───── Data provided ─────

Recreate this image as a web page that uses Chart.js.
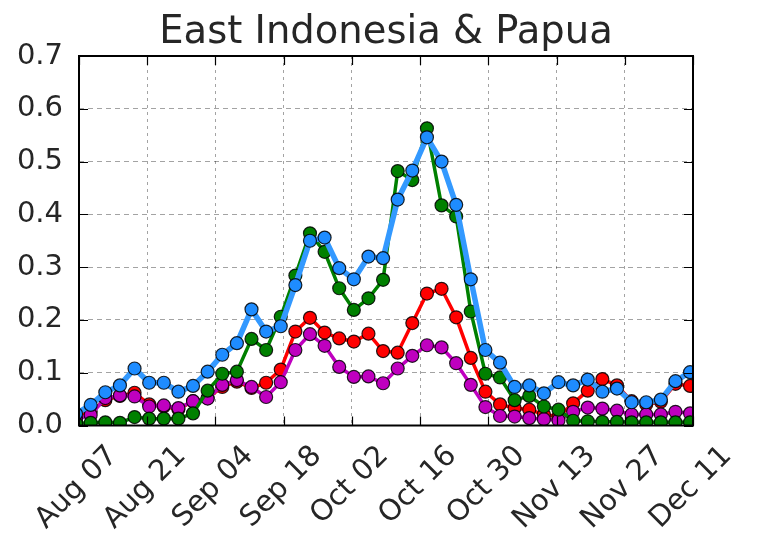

─────
───── Data provided ─────

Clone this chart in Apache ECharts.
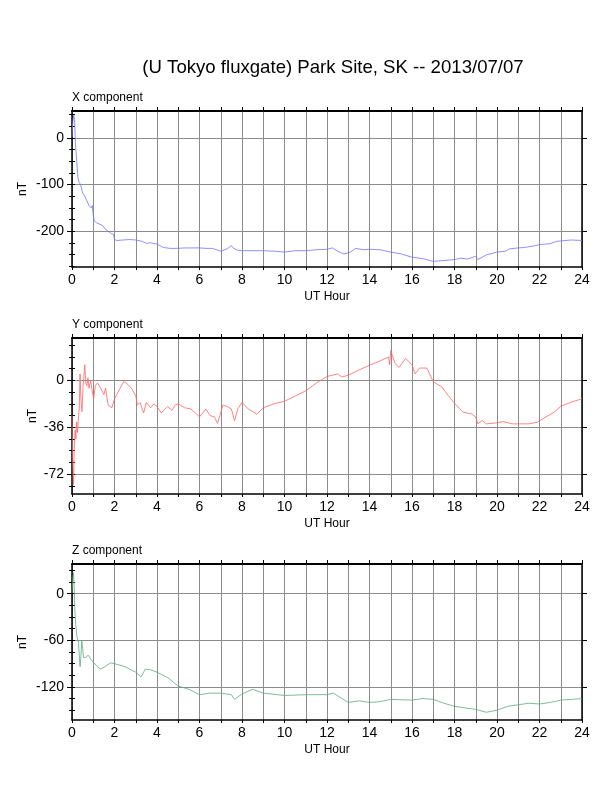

─────
───── Data provided ─────

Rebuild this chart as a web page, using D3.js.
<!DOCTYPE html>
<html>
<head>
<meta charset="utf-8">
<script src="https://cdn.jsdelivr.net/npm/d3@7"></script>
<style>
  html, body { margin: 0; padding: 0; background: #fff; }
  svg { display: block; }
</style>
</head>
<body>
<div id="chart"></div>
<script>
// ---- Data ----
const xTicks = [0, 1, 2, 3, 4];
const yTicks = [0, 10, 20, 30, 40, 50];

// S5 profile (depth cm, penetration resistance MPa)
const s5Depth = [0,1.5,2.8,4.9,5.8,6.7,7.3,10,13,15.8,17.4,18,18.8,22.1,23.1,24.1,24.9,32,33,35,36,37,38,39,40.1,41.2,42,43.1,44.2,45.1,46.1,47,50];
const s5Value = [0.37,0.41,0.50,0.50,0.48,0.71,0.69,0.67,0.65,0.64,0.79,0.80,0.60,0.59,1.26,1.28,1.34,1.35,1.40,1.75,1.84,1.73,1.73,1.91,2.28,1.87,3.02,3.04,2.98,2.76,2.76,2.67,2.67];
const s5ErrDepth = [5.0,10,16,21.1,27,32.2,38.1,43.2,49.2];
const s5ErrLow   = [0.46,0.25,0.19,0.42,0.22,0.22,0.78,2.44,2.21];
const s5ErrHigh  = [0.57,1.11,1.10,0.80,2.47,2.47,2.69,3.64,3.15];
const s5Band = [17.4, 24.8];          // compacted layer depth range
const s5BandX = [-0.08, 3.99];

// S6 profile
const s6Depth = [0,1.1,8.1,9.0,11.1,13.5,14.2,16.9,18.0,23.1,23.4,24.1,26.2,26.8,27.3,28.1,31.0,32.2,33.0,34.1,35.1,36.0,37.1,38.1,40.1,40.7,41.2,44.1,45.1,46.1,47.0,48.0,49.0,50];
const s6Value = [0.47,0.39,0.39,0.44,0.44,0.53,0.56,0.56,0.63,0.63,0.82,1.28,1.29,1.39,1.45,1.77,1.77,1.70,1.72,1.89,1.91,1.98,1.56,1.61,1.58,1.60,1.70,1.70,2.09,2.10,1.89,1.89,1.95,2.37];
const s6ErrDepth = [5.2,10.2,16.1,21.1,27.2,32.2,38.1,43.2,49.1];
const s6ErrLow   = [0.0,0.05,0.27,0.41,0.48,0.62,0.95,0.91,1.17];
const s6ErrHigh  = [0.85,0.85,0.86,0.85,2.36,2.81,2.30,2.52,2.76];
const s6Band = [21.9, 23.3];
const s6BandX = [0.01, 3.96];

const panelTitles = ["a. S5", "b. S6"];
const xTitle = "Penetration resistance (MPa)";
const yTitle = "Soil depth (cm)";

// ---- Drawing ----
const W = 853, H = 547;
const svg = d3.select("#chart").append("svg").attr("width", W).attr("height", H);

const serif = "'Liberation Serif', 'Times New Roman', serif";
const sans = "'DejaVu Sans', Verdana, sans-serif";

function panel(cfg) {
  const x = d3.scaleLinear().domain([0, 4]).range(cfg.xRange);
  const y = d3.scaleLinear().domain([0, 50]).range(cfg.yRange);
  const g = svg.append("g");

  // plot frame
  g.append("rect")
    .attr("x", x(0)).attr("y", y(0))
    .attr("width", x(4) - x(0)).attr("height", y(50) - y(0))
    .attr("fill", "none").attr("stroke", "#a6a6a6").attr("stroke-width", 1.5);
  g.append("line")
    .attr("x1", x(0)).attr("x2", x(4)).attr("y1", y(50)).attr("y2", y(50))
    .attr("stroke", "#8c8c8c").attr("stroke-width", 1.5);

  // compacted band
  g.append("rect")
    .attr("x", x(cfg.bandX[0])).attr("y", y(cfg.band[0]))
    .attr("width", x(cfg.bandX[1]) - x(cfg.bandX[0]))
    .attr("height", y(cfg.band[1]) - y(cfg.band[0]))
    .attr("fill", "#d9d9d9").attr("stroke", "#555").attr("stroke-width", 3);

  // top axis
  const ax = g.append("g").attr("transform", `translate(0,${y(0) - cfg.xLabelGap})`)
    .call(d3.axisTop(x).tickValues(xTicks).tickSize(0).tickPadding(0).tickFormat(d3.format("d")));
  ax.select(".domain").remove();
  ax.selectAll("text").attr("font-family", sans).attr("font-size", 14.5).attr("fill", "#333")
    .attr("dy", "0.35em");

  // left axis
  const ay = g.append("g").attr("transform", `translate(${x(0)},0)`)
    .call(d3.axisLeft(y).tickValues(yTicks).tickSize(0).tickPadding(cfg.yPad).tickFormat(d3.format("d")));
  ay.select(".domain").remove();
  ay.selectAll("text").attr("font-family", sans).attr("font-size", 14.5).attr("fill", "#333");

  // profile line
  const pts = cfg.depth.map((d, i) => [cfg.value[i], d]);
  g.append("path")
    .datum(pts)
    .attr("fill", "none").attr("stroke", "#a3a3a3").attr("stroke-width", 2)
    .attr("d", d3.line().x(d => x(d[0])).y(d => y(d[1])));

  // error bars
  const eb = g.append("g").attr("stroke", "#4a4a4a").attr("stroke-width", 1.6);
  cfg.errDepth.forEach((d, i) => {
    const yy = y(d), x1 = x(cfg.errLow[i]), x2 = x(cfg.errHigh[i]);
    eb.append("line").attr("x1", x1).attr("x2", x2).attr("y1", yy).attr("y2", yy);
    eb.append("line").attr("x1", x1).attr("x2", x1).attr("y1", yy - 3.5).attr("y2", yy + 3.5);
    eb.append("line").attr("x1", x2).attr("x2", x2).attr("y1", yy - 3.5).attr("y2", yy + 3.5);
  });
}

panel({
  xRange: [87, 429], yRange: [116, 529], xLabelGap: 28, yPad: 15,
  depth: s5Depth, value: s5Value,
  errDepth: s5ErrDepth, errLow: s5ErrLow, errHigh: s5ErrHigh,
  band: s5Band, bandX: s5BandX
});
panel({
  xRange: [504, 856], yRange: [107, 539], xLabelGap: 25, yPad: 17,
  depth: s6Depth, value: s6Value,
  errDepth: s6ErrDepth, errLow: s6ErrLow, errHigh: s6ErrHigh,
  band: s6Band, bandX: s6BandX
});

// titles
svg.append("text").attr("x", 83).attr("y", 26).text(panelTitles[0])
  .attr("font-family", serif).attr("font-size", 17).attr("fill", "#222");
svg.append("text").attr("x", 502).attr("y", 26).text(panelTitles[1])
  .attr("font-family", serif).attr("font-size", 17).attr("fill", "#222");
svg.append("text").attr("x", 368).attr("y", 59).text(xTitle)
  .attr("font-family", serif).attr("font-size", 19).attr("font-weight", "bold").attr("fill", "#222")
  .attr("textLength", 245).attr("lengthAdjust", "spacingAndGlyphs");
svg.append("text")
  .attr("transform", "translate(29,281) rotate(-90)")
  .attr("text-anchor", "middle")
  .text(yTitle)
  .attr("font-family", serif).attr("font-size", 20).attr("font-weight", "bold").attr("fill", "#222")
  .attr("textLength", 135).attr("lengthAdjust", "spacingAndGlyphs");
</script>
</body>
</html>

─────

Description of the task:
Above are the records; from them, give again exactly the lines from the one containing "Rebuild this chart" through the one containing "const s5BandX = [-0.08, 3.99];", both included.

Solution for this task:
Rebuild this chart as a web page, using D3.js.
<!DOCTYPE html>
<html>
<head>
<meta charset="utf-8">
<script src="https://cdn.jsdelivr.net/npm/d3@7"></script>
<style>
  html, body { margin: 0; padding: 0; background: #fff; }
  svg { display: block; }
</style>
</head>
<body>
<div id="chart"></div>
<script>
// ---- Data ----
const xTicks = [0, 1, 2, 3, 4];
const yTicks = [0, 10, 20, 30, 40, 50];

// S5 profile (depth cm, penetration resistance MPa)
const s5Depth = [0,1.5,2.8,4.9,5.8,6.7,7.3,10,13,15.8,17.4,18,18.8,22.1,23.1,24.1,24.9,32,33,35,36,37,38,39,40.1,41.2,42,43.1,44.2,45.1,46.1,47,50];
const s5Value = [0.37,0.41,0.50,0.50,0.48,0.71,0.69,0.67,0.65,0.64,0.79,0.80,0.60,0.59,1.26,1.28,1.34,1.35,1.40,1.75,1.84,1.73,1.73,1.91,2.28,1.87,3.02,3.04,2.98,2.76,2.76,2.67,2.67];
const s5ErrDepth = [5.0,10,16,21.1,27,32.2,38.1,43.2,49.2];
const s5ErrLow   = [0.46,0.25,0.19,0.42,0.22,0.22,0.78,2.44,2.21];
const s5ErrHigh  = [0.57,1.11,1.10,0.80,2.47,2.47,2.69,3.64,3.15];
const s5Band = [17.4, 24.8];          // compacted layer depth range
const s5BandX = [-0.08, 3.99];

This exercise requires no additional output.